Review: Get Low (2009)

(Warning: contains spoilers.  Sort of.  But I won’t give away the full ending.)

Everyone has a story to tell.  Some are worth telling; others not.  And some must be told.  But have you ever wondered what stories will be told about you when you die?

On the strength of the recommendation in a recent post on Daniel Kirk’s Storied Theology blog, I decided to get hold of Get Low, a Robert Duvall/Bill Murray/Sissy Spacek vehicle that opened to good reviews in the summer of 2010.  The screenplay is loosely based on the life of Felix Bushaloo Breazeale, affectionately known as “Uncle Bush,” who in 1937 decided to have his funeral before he died, so he could hear what would be said in the eulogy.  In the summer of ’38, the widely publicized event drew an unprecedented crowd of 12,000 to the little rural town of Cave Creek, Tennessee.  (Read more here.)

To this basic framework, the screenwriters add a darker backstory.  Felix Bush (Duvall) is a mysterious recluse with a terrible secret, as foreshadowed by the movie’s opening scene: a farmhouse is engulfed in flames, and a dark figure runs off into the night.

Felix lives alone in the Tennessee backwoods.  No one knows or cares to know him personally, though rumors and fantastic stories about his evil past have become legend for miles around.  Hearing from the local minister that someone he knows has just died of old age, Felix begins thinking of his own mortality.  He knows that people tell tall tales about him.  What stories would come out at his funeral?

Felix enlists funeral director Frank Quinn (Murray) to help plan his “funeral party,” where people are invited to come tell their own stories about the crazy old hermit in the woods.  Quinn is clearly in it for the money–“hermit money” as he greedily calls it.  Not so his young apprentice, Buddy (Lucas Black), who slowly begins to appreciate that Felix is a real person with his own story to tell, not the monster he’s been made to be in the fevered imaginations of ignorant townspeople.

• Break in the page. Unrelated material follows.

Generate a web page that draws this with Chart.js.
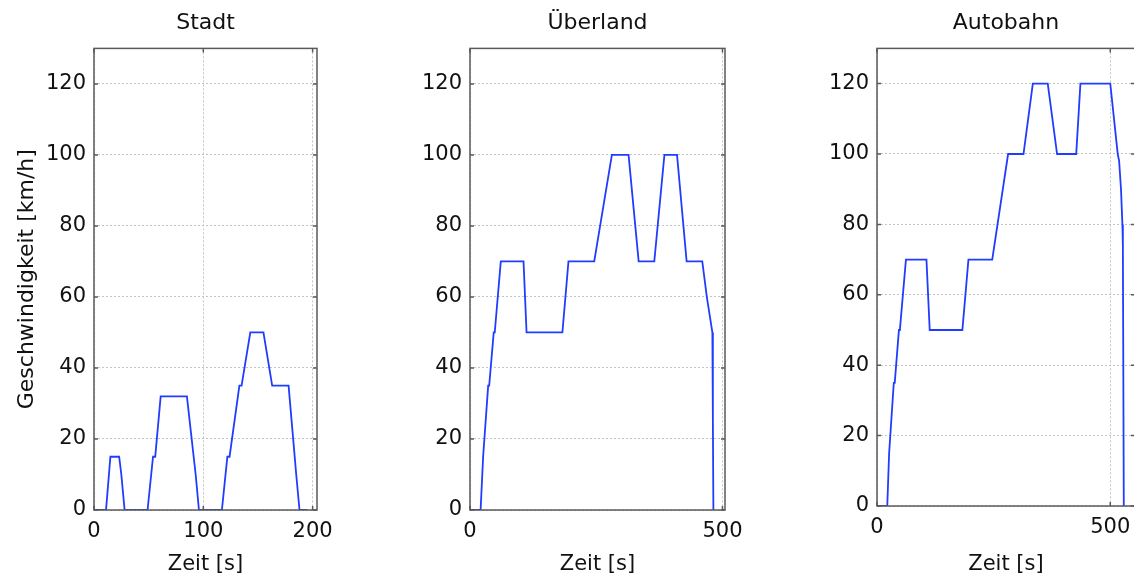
<!DOCTYPE html>
<html>
<head>
<meta charset="utf-8">
<script src="https://cdn.jsdelivr.net/npm/chart.js@4"></script>
<style>
  html, body { margin: 0; padding: 0; background: #fff; overflow: hidden; }
  body { width: 1134px; height: 577px; position: relative; }
  canvas { position: absolute; top: 0; }
</style>
</head>
<body>
<canvas id="stadt" width="340" height="577" style="left:0px"></canvas>
<canvas id="ueberland" width="380" height="577" style="left:380px"></canvas>
<canvas id="autobahn" width="380" height="577" style="left:780px"></canvas>
<script>
// Fahrzyklen: Zeit [s] und Geschwindigkeit [km/h]
var stadtZeit = [0, 11, 15, 23, 25, 28, 49, 54, 56, 61, 85, 93, 96, 117, 122, 124, 133, 135, 143, 155, 163, 176, 178, 185, 188, 195];
var stadtV    = [0,  0, 15, 15, 10,  0,  0, 15, 15, 32, 32, 10,  0,   0,  15,  15,  35,  35,  50,  50,  35,  35,  35,  10,   0,   0];

var ueberlandZeit = [0, 21, 26, 27, 36, 38, 47, 49, 61, 106, 112, 183, 195, 246, 281, 314, 334, 365, 385, 410, 429, 460, 469, 480, 481, 482];
var ueberlandV    = [0,  0, 15, 15, 35, 35, 50, 50, 70,  70,  50,  50,  70,  70, 100, 100,  70,  70, 100, 100,  70,  70,  60,  50,  25,   0];

var autobahnZeit = [0, 22, 26, 27, 36, 38, 47, 49, 62, 106, 113, 183, 196, 247, 281, 314, 334, 366, 386, 427, 436, 500, 516, 519, 523, 526, 527, 529];
var autobahnV    = [0,  0, 15, 15, 35, 35, 50, 50, 70,  70,  50,  50,  70,  70, 100, 100, 120, 120, 100, 100, 120, 120, 100,  98,  90,  80,  74,   0];

var yTicks = [0, 20, 40, 60, 80, 100, 120];
var stadtXTicks = [0, 100, 200];
var langXTicks = [0, 500];

var FONT = 'DejaVu Sans';
var TEXT = '#111';

// Rahmen mit nach innen zeigenden Ticks auf allen vier Seiten
var rahmen = {
    id: 'rahmen',
    afterDatasetsDraw: function (chart) {
        var ctx = chart.ctx;
        var a = chart.chartArea;
        var x = chart.scales.x, y = chart.scales.y;
        ctx.save();
        ctx.strokeStyle = '#5a5a5a';
        ctx.lineWidth = 1.5;
        ctx.beginPath();
        x.ticks.forEach(function (t) {
            var px = x.getPixelForValue(t.value);
            ctx.moveTo(px, a.bottom); ctx.lineTo(px, a.bottom - 4);
            ctx.moveTo(px, a.top); ctx.lineTo(px, a.top + 4);
        });
        y.ticks.forEach(function (t) {
            var py = y.getPixelForValue(t.value);
            ctx.moveTo(a.left, py); ctx.lineTo(a.left + 4, py);
            ctx.moveTo(a.right, py); ctx.lineTo(a.right - 4, py);
        });
        ctx.stroke();
        ctx.strokeRect(a.left, a.top, a.right - a.left, a.bottom - a.top);
        ctx.restore();
    }
};

function punkte(zeit, v) {
    var d = [];
    for (var i = 0; i < zeit.length; i++) {
        d.push({x: zeit[i], y: v[i]});
    }
    return d;
}

function festeTicks(werte) {
    return function (s) {
        s.ticks = werte.map(function (t) { return {value: t}; });
    };
}

// feste Achsgroesse, ohne Zusatzrand fuer ueberstehende Beschriftungen
function festeGroesse(breite, hoehe) {
    return function (s) {
        if (breite) s.width = breite;
        if (hoehe) s.height = hoehe;
        s.paddingLeft = s.paddingRight = s.paddingTop = s.paddingBottom = 0;
    };
}

function zeichneZyklus(id, titel, zeit, v, xMax, xTicks, yWidth, xHeight, padRight, yLabel) {
    var ctx = document.getElementById(id);
    return new Chart(ctx, {
        type: 'line',
        data: {
            datasets: [{
                data: punkte(zeit, v),
                borderColor: '#1f3cff',
                borderWidth: 1.8,
                pointRadius: 0,
                fill: false,
                tension: 0
            }]
        },
        options: {
            responsive: false,
            animation: false,
            devicePixelRatio: 1,
            layout: {padding: {left: 0, right: padRight, top: 0, bottom: 0}},
            plugins: {
                legend: {display: false},
                tooltip: {enabled: false},
                title: {
                    display: true,
                    text: titel,
                    fullSize: false,
                    color: TEXT,
                    font: {family: FONT, size: 22, weight: 'normal'},
                    padding: {top: 10, bottom: 12}
                }
            },
            scales: {
                x: {
                    type: 'linear',
                    min: 0,
                    max: xMax,
                    afterFit: festeGroesse(0, xHeight),
                    afterBuildTicks: festeTicks(xTicks),
                    ticks: {
                        maxRotation: 0,
                        autoSkip: false,
                        padding: 9,
                        color: TEXT,
                        font: {family: FONT, size: 21}
                    },
                    grid: {color: '#c4c4c4', lineWidth: 1, drawTicks: false},
                    border: {display: false, dash: [2, 2]},
                    title: {
                        display: true,
                        text: 'Zeit [s]',
                        color: TEXT,
                        font: {family: FONT, size: 21},
                        padding: {top: 0, bottom: 0}
                    }
                },
                y: {
                    type: 'linear',
                    min: 0,
                    max: 130,
                    afterFit: festeGroesse(yWidth, 0),
                    afterBuildTicks: festeTicks(yTicks),
                    ticks: {
                        padding: 8,
                        color: TEXT,
                        font: {family: FONT, size: 21}
                    },
                    grid: {color: '#c4c4c4', lineWidth: 1, drawTicks: false},
                    border: {display: false, dash: [2, 2]},
                    title: {
                        display: !!yLabel,
                        text: yLabel || '',
                        color: TEXT,
                        font: {family: FONT, size: 22},
                        padding: {top: 14, bottom: 0}
                    }
                }
            }
        },
        plugins: [rahmen]
    });
}

zeichneZyklus('stadt', 'Stadt', stadtZeit, stadtV, 204, stadtXTicks, 94, 67, 23, 'Geschwindigkeit [km/h]');
zeichneZyklus('ueberland', 'Überland', ueberlandZeit, ueberlandV, 505, langXTicks, 90, 67, 35, null);
zeichneZyklus('autobahn', 'Autobahn', autobahnZeit, autobahnV, 553, langXTicks, 97, 71, 25, null);
</script>
</body>
</html>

There is both defiance and whimsy in Felix’s party plans.  But his situation becomes more complicated when Mattie Darrow (Spacek)–an old flame, recently widowed–returns to town.  Hearing other people’s stories isn’t a game anymore.  The question becomes: will the truth be told, the real story of the secret that has kept Felix in his self-imposed exile for 40 years?  He needs forgiveness, particularly from Mattie.  When the time comes, will he be able to speak the truth?

There are religious themes throughout the movie.  Felix, with Buddy in tow, tries to convince a friend, the Reverend Charlie Jackson (Bill Cobbs), to be the one to tell the story.  The minister refuses, insisting that Felix is the one who must do it, to make his peace with Mattie and with God.  When Felix leaves in a fit of pique, Jackson tells Buddy that it was Felix who many years ago built the sanctuary in which they were sitting.

Eventually, in the movie’s climactic scene, Felix addresses the crowd that has gathered for his funeral, at last confessing the tragic truth as Mattie and the others listen in silence.  Duvall is pitch-perfect, giving emotional resonance to what otherwise might have been merely maudlin.  In some ways, though, the ending is still a bit too pat, moving too quickly to reconciliation and reunion.  Not surprisingly, any meaningful sense of what God demands is eased aside in favor of a simpler moral: Confession, as we know, is Good for the Soul.  (For the full ending, see the Wikipedia article.)

Nevertheless, there is food for thought in the way the film weaves together the themes of meaning-making, storytelling, identity, and community.  There are the stories the townspeople tell about Felix to fill the holes in their imaginations.  There is the story Felix tells about himself, a story of love and guilt, crime and passion, of sins he must expiate by sheer willpower without turning to God.  That story, unbending and untold, is his private prison.

And there is the story that God tells.  It is implied in the words of Reverend Jackson, perhaps most poignantly in the ambivalent eulogy he gives to the small group at Felix’s actual graveside.  There are no tall tales, no stories told.  There is only the hint that Felix missed his place in the Story that counted most.